Trend analyst Nicola Cooper said that the increasing popularity of Halloween in South Africa can be partly attributed to the need for escapism. “We lead stressful lives and this is an opportunity for a fun escape and a chance to express ourselves.”

She added that the horror-filled holiday was being embraced by many other countries outside North America.

“Our version of Halloween is very American but as with everything else it will evolve and take on a local flavour.”

Halloween is thought to have begun over 2000 years ago as pre-Christian Celtic festival where people used the time to communing with the dead.

Brought to the USA by Irish immigrants, the custom of playing tricks took off in America in the late 1800s, while “trick or treating” and dressing up became a mass practice around World War Two.

Some of the goriest gigs around the country:

On October 28, Sun City’s Valley of the Waves is hosting a “spooktacular” event with the water park transformed into a hellish haven – the Lazy River will become a bone-chilling River of Horrors and awful apparitions emerging from the shadows.

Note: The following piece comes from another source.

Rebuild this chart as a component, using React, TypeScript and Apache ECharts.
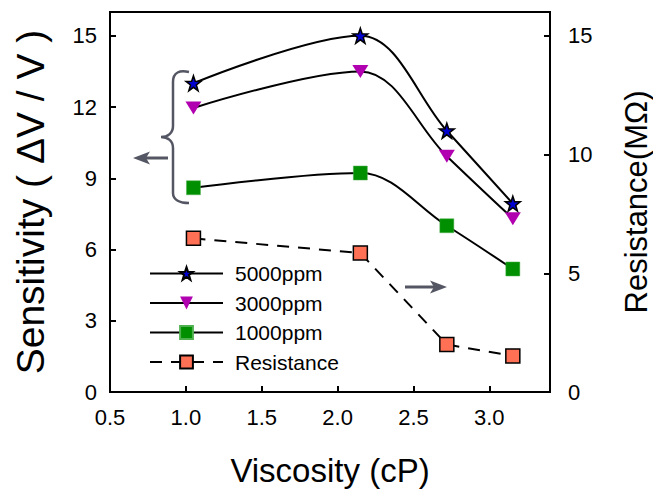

Blood, guts and gore is on the ten day programme at the South African Horrorfest, taking place at Cape Town’s Labia cinema (October 26 – November 3). The curators have promised to scare you silly and leave your nerves shattered.

There’s a spooky night at the museum in Pietermaritzburg, for October 27. Children are dared to go along – dressed appropriately – and experience a snake show, a creepy tour through the History Hall and Marine Gallery and a beastly booth for photo selfies.

The Johannesburg Zoo will also be hosting a Halloween picnic on October 28.